Dietrich has come from the Marlins’ scrap heap to become a prize Cincinnati find and a particular Pittsburgh headache, hitting seven home runs in nine games between the two teams, including three on Tuesday night alone. Wehner is not amused, not just because Dietrich has made the Pirates a particularly favourite victim but because Dietrich, like Anderson is not shy about savouring every blast he delivers.

Wehner obviously doesn’t want the kid to have fun. Especially not after Tuesday, especially not after Dietrich hit three two-run bombs in Great American Ballpark, helping his Reds to an 11-6 win. And Wehner takes it even more personally than Pirate pitchers who surrender the launches do.

Wehner can’t start a bench clearing brawl as did Chris Archer on 7 April, after Dietrich hit the first of a pair that sailed into the Allegheny River, Archer greeted the outfielder his next time up with a ball behind his bottom, and five players were ejected before order was restored. But Wehner can and does lament that Dietrich’s grandfather, one-time Pirates coach Steve Demeter, is “rolling in his grave every time this guy hits a home run. He’s embarrassed of his grandson.
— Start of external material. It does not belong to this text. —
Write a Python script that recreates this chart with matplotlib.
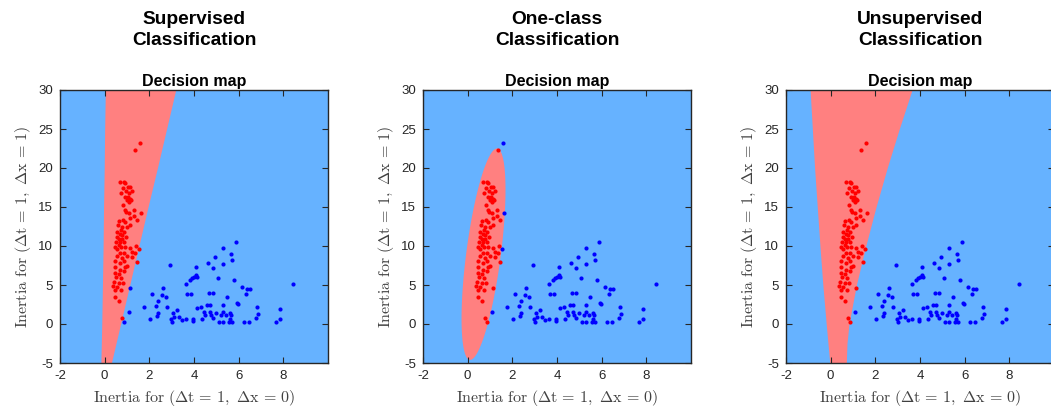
import numpy as np
import matplotlib
matplotlib.use("Agg")
import matplotlib.pyplot as plt

## Data ##
# red class points
red_x = [1.38, 0.67, 0.88, 0.93, 1.05, 1.15, 0.82, 1.23, 1.08, 0.97, 0.75, 1.05, 1.0, 1.15, 0.9,
         0.82, 1.08, 1.2, 1.33, 0.9, 0.97, 1.08, 1.15, 1.3, 1.45, 0.63, 0.82, 0.93, 0.58, 0.78,
         1.0, 1.15, 0.75, 0.55, 0.88, 0.7, 0.78, 0.97, 0.55, 0.63, 0.78, 0.52, 0.7, 0.88, 0.63,
         0.48, 0.75, 0.93, 0.55, 1.12, 1.42, 1.35, 1.23, 0.67, 0.85, 0.55, 1.0, 0.78, 1.23, 0.48,
         0.67, 0.88, 1.45, 0.93, 1.0, 0.48, 0.7, 0.85, 0.45, 0.63, 0.52, 0.75, 0.4, 0.63, 0.82,
         0.37, 0.55, 0.48, 0.75, 0.48, 0.63, 0.78]
red_y = [22.3, 18.25, 18.25, 18.1, 17.5, 17.5, 17.4, 17.0, 16.85, 17.0, 16.85, 16.3, 15.9, 16.0, 16.3,
         15.2, 15.7, 15.9, 14.6, 14.6, 14.3, 14.2, 13.55, 13.8, 13.3, 13.2, 13.3, 13.1, 12.7, 12.5,
         12.4, 12.7, 12.05, 11.85, 11.85, 11.6, 11.4, 11.2, 11.2, 10.85, 10.85, 10.55, 10.55, 10.55, 10.1,
         9.9, 9.9, 9.9, 9.6, 9.7, 10.0, 9.05, 9.25, 9.05, 9.05, 8.7, 8.7, 8.4, 8.6, 8.1,
         7.85, 8.1, 8.0, 7.35, 7.45, 7.35, 6.9, 6.85, 6.5, 6.4, 6.0, 5.85, 5.4, 5.2, 5.3,
         4.9, 4.7, 4.35, 4.3, 3.4, 3.0, 0.75]

# blue class points
blue_x = [1.08, 1.78, 2.02, 2.12, 2.32, 2.38, 2.38, 2.35, 2.55, 2.62, 2.73, 2.77, 2.92, 2.95, 3.03,
          3.07, 3.1, 3.25, 3.33, 3.48, 3.63, 3.65, 3.7, 3.82, 3.85, 3.93, 3.96, 3.96, 4.0, 4.08,
          4.1, 4.15, 4.12, 4.3, 4.38, 4.46, 4.5, 4.6, 4.63, 4.65, 4.72, 4.72, 4.78, 4.83, 4.85,
          4.85, 4.95, 5.0, 5.08, 5.13, 5.23, 5.28, 5.32, 5.31, 5.32, 5.32, 5.42, 5.47, 5.55, 5.62,
          5.62, 5.65, 5.65, 5.7, 5.7, 5.8, 5.9, 5.92, 5.98, 6.17, 6.25, 6.32, 6.37, 6.52, 6.48,
          6.78, 6.82, 6.85, 7.68, 7.85, 7.87, 8.43]
blue_y = [1.5, 2.2, 0.6, 3.85, 2.3, 2.95, 1.35, 1.05, 3.7, 4.65, 3.5, 2.2, 7.55, 0.6, 0.3,
          1.35, 0.95, 1.8, 0.95, 0.5, 0.6, 5.1, 3.8, 5.7, 3.9, 5.85, 0.4, 0.6, 6.05, 7.35,
          6.3, 6.0, 2.0, 2.2, 0.6, 1.6, 1.15, 2.45, 7.8, 4.0, 2.5, 1.6, 1.15, 7.15, 4.0,
          0.75, 8.6, 1.35, 5.95, 0.3, 1.15, 1.6, 9.8, 7.7, 2.45, 0.3, 1.15, 3.4, 0.3, 0.7,
          1.35, 1.15, 9.0, 0.2, 8.2, 5.7, 10.55, 2.65, 2.6, 4.7, 0.2, 3.9, 4.5, 4.5, 0.2,
          0.8, 2.2, 1.25, 0.2, 0.65, 1.9, 5.1]

# points whose predicted class changes between the three methods
edge_x = [0.88, 1.15, 1.57, 1.63, 1.53]
edge_y = [0.2, 4.6, 23.2, 14.2, 9.6]
edge_labels = {
    "Supervised\nClassification": ["b", "b", "r", "r", "r"],
    "One-class\nClassification": ["r", "r", "b", "b", "b"],
    "Unsupervised\nClassification": ["r", "r", "r", "r", "r"],
}

# decision boundaries (x of red region edges at given y)
sup_y = [-5, 0, 5, 10, 15, 20, 25, 30]
sup_left = [-0.17, -0.13, -0.1, -0.07, -0.05, -0.02, 0.0, 0.03]
sup_right = [0.3, 0.71, 1.12, 1.53, 1.94, 2.36, 2.77, 3.18]

uns_y = [-5, -2.5, 0, 5, 10, 15, 20, 25, 30]
uns_left = [-0.04, -0.12, -0.2, -0.35, -0.48, -0.6, -0.72, -0.82, -0.92]
uns_right = [0.7, 0.73, 0.82, 1.15, 1.57, 2.03, 2.53, 3.07, 3.64]

# one-class ellipse: centre and two conjugate half-diameters
ell_center = (0.71, 8.95)
ell_u = (0.6, 13.55)
ell_v = (0.78, 0.0)

## Style ##
BG_BLUE = "#66b2ff"
REGION_RED = "#ff8080"
EDGE = "#262626"
plt.rcParams["font.family"] = ["Liberation Sans", "DejaVu Sans"]
plt.rcParams["mathtext.fontset"] = "cm"
plt.rcParams["axes.unicode_minus"] = False

fig = plt.figure(figsize=(10.51, 4.12), dpi=100)
W, H = 1051, 412
lefts = [60, 423, 786]
titles = list(edge_labels.keys())


def draw_region(ax, kind):
    if kind == 0:
        ax.fill_betweenx(sup_y, sup_left, sup_right, color=REGION_RED, lw=0, zorder=1)
    elif kind == 1:
        t = np.linspace(0, 2 * np.pi, 300)
        ex = ell_center[0] + ell_u[0] * np.cos(t) + ell_v[0] * np.sin(t)
        ey = ell_center[1] + ell_u[1] * np.cos(t) + ell_v[1] * np.sin(t)
        ax.fill(ex, ey, color=REGION_RED, lw=0, zorder=1)
    else:
        ax.fill_betweenx(uns_y, uns_left, uns_right, color=REGION_RED, lw=0, zorder=1)


for i, (left, title) in enumerate(zip(lefts, titles)):
    ax = fig.add_axes([left / W, (412 - 363) / H, 268 / W, 273 / H])
    ax.set_facecolor(BG_BLUE)
    draw_region(ax, i)

    ax.plot(red_x, red_y, "o", color="red", ms=3, mew=0, zorder=3)
    ax.plot(blue_x, blue_y, "o", color="blue", ms=3, mew=0, zorder=3)
    for ex, ey, c in zip(edge_x, edge_y, edge_labels[title]):
        ax.plot(ex, ey, "o", color="red" if c == "r" else "blue", ms=3, mew=0, zorder=3)

    ax.set_xlim(-2, 10)
    ax.set_ylim(-5, 30)
    ax.set_xticks([-2, 0, 2, 4, 6, 8])
    ax.set_yticks([-5, 0, 5, 10, 15, 20, 25, 30])
    ax.tick_params(direction="in", top=True, right=True, length=4, width=0.8,
                   colors=EDGE, labelsize=9.5, pad=5)
    for s in ax.spines.values():
        s.set_color(EDGE)
        s.set_linewidth(1.0)

    ax.set_title("Decision map", fontsize=11.5, fontweight="bold", pad=3)
    ax.set_xlabel(r"$\mathrm{Inertia\ for\ }(\Delta\mathrm{t}\,=\,1,\ \Delta\mathrm{x}\,=\,0)$",
                  fontsize=11.5, color="#404040", labelpad=4)
    ax.set_ylabel(r"$\mathrm{Inertia\ for\ }(\Delta\mathrm{t}\,=\,1,\ \Delta\mathrm{x}\,=\,1)$",
                  fontsize=11.5, color="#404040", labelpad=4)

    cx = (left + 134) / W
    fig.text(cx, 1 - 30 / H, title, ha="center", va="center", fontsize=13.8,
             fontweight="bold", linespacing=1.35)

fig.savefig("out.png", dpi=100)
“It’s just being arrogant,” Wehner continued, on a radio program. “I don’t get it. I don’t get why you do that. It doesn’t make any sense to me.” He didn’t get the memo, either, that throwing at a batter for no reason better than that your ego was turned into a splash hit makes even less sense than a batter feeling it when he can and does hit one for that kind of distance.

“I think everyone should play the way they play,” Dietrich says. “I’ve got no problems with it . . . I’m just coming to play ball and hit the ball hard. We’re having fun and trying to win. This is baseball.” Having fun and trying to win. The horror.

Do you remember what Dietrich did in that 7 April game the next time he batted after his can felt the breeze from Archer? He hit another home run. Into the Allegheny River. Again. The only thing more foolish than awakening any sleeping giant is thinking you have to awaken him when he’s already wide awake.